Episode 45
Oklahoma v. EPA | Case No. 23-1067 | Date Argued: 3/25/25
Under the Clean Air Act, each state must adopt an implementation plan to meet national standards, which EPA then reviews for compliance with the Act. See 42 U.S.C. § 7410. In 2023, EPA published disapprovals of 21 states' plans implementing national ozone standards. It did so in a single Federal Register notice. The Act specifies that "[a] petition for review of the [EPA's] action in approving or promulgating any implementation plan ... or any other final action of the [EPA] under this Act ... which is locally or regionally applicable may be filed only in" the appropriate regional circuit, while "nationally applicable regulations ... may be filed only in" the D.C. Circuit. 42 U.S.C. § 7607(b)(1). Parties from a dozen states sought judicial review of their respective state plan disapprovals in their appropriate regional circuits.
The Fourth, Fifth, Sixth, and Eighth Circuits held that the implementation plan disapprovals of states within those circuits are appropriately challenged in their respective regional courts of appeals. In the decision below, the Tenth Circuit held that challenges to the disapprovals of Oklahoma's and Utah's plans can only be brought in the D.C. Circuit, explicitly disagreeing with the decisions of its sister circuits.
The question presented is: Whether a final action by EPA taken pursuant to its Clean Air Act authority with respect to a single state or region may be challenged only in the D.C. Circuit because EPA published the action in the same Federal Register notice as actions affecting other states or regions and claimed to use a consistent analysis for all states.
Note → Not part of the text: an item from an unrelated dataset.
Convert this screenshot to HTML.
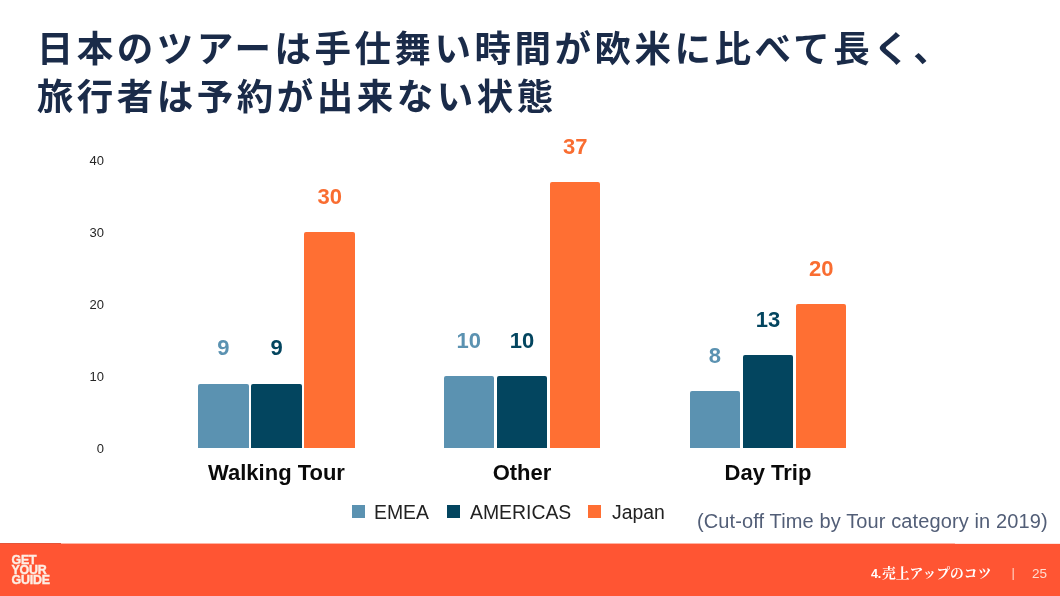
<!DOCTYPE html>
<html lang="ja">
<head>
<meta charset="utf-8">
<title>日本のツアーは手仕舞い時間が欧米に比べて長く</title>
<style>
html,body{margin:0;padding:0;background:#fff;}
body{width:1060px;height:596px;position:relative;overflow:hidden;font-family:"Liberation Sans","Noto Sans CJK JP",sans-serif;}
.abs{position:absolute;white-space:nowrap;}
#title{left:36.8px;top:25.5px;font-family:"Liberation Sans","Noto Sans CJK JP",sans-serif;font-weight:700;font-size:36.5px;line-height:48px;color:#1a2b49;letter-spacing:3.5px;}
.bar{position:absolute;border-radius:2px 2px 0 0;}
.emea{background:#5b92b1;}
.amer{background:#03455f;}
.jpn{background:#ff6f33;}
.ytick{position:absolute;left:64px;width:40px;text-align:right;font-size:13px;line-height:14px;color:#262626;}
.val{position:absolute;width:60px;text-align:center;font-weight:700;font-size:22px;line-height:24px;}
.cat{position:absolute;width:200px;text-align:center;font-weight:700;font-size:22px;line-height:26px;color:#0a0a0a;}
.lg{position:absolute;font-size:19.4px;line-height:22px;color:#222;top:501px;}
.sq{position:absolute;width:13px;height:13px;top:505px;}
#caption{left:697px;top:509px;font-family:"Liberation Sans",sans-serif;font-size:20px;line-height:24px;color:#525e77;letter-spacing:0.12px;}
#footer{position:absolute;left:0;top:544px;width:1060px;height:52px;background:#ff5533;}
#fedge{position:absolute;left:0;top:543px;width:1060px;height:1px;background:linear-gradient(to right,#e4553a 0,#e4553a 61px,#ffb3a3 61px,#ffb3a3 955px,#ffe4de 955px);}
#logo{left:11.5px;top:554.5px;color:#fdeee4;font-weight:700;font-size:12.4px;line-height:10.4px;letter-spacing:-0.2px;-webkit-text-stroke:0.4px #fdeee4;}
#ftxt{left:871px;top:565px;color:#fff;font-family:"Liberation Serif","Noto Serif CJK SC",serif;font-weight:700;font-size:13.8px;line-height:18px;}
#fsep{left:1011.5px;top:564px;color:#ffd3c4;font-size:13px;line-height:18px;}
#fnum{left:1032px;top:565px;color:#ffdccf;font-size:13.5px;line-height:18px;}
</style>
</head>
<body>
<div id="title" class="abs">日本のツアーは手仕舞い時間が欧米に比べて長く、<br>旅行者は予約が出来ない状態</div>

<div class="ytick" style="top:154px">40</div>
<div class="ytick" style="top:226px">30</div>
<div class="ytick" style="top:298px">20</div>
<div class="ytick" style="top:370px">10</div>
<div class="ytick" style="top:442px">0</div>

<!-- group Walking Tour -->
<div class="bar emea" style="left:198.0px;top:383.6px;width:50.6px;height:64.8px"></div>
<div class="val" style="left:193.3px;top:336.3px;color:#5b92b1">9</div>
<div class="bar amer" style="left:251.2px;top:383.6px;width:50.6px;height:64.8px"></div>
<div class="val" style="left:246.5px;top:336.3px;color:#03455f">9</div>
<div class="bar jpn" style="left:304.4px;top:232.4px;width:50.6px;height:216.0px"></div>
<div class="val" style="left:299.7px;top:185.1px;color:#f96d31">30</div>
<div class="cat" style="left:176.5px;top:460px">Walking Tour</div>

<!-- group Other -->
<div class="bar emea" style="left:443.5px;top:376.4px;width:50.6px;height:72.0px"></div>
<div class="val" style="left:438.8px;top:329.1px;color:#5b92b1">10</div>
<div class="bar amer" style="left:496.7px;top:376.4px;width:50.6px;height:72.0px"></div>
<div class="val" style="left:492.0px;top:329.1px;color:#03455f">10</div>
<div class="bar jpn" style="left:549.9px;top:182.0px;width:50.6px;height:266.4px"></div>
<div class="val" style="left:545.2px;top:134.7px;color:#f96d31">37</div>
<div class="cat" style="left:422.0px;top:460px">Other</div>

<!-- group Day Trip -->
<div class="bar emea" style="left:689.5px;top:390.8px;width:50.6px;height:57.6px"></div>
<div class="val" style="left:684.8px;top:343.5px;color:#5b92b1">8</div>
<div class="bar amer" style="left:742.7px;top:354.8px;width:50.6px;height:93.6px"></div>
<div class="val" style="left:738.0px;top:307.5px;color:#03455f">13</div>
<div class="bar jpn" style="left:795.9px;top:304.4px;width:50.6px;height:144.0px"></div>
<div class="val" style="left:791.2px;top:257.1px;color:#f96d31">20</div>
<div class="cat" style="left:668.0px;top:460px">Day Trip</div>

<!-- legend -->
<div class="sq emea" style="left:352px"></div><div class="lg" style="left:374px">EMEA</div>
<div class="sq amer" style="left:447px"></div><div class="lg" style="left:470px">AMERICAS</div>
<div class="sq jpn" style="left:588px"></div><div class="lg" style="left:612px">Japan</div>

<div id="caption" class="abs">(Cut-off Time by Tour category in 2019)</div>

<div id="fedge"></div>
<div id="footer"></div>
<div id="logo" class="abs">GET<br>YOUR<br>GUIDE</div>
<div id="ftxt" class="abs"><span style="font-family:'Liberation Sans',sans-serif;font-size:12.5px;letter-spacing:-0.3px;margin-right:1.2px">4.</span>売上アップのコツ</div>
<div id="fsep" class="abs">|</div>
<div id="fnum" class="abs">25</div>
</body>
</html>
The question presented in Pacificorp is: Whether the Environmental Protection Agency's disapproval of a State Implementation Plan may only be challenged in the D.C. Circuit under 42 U.S.C. § 7607 (b)(1) if EPA packages that disapproval with disapprovals of other States' SIPs and purports to use a consistent method in evaluating the state-specific determinations in those SIPs.
Consolidated with: Pacificorp V. EPA, Case No. 23-1067.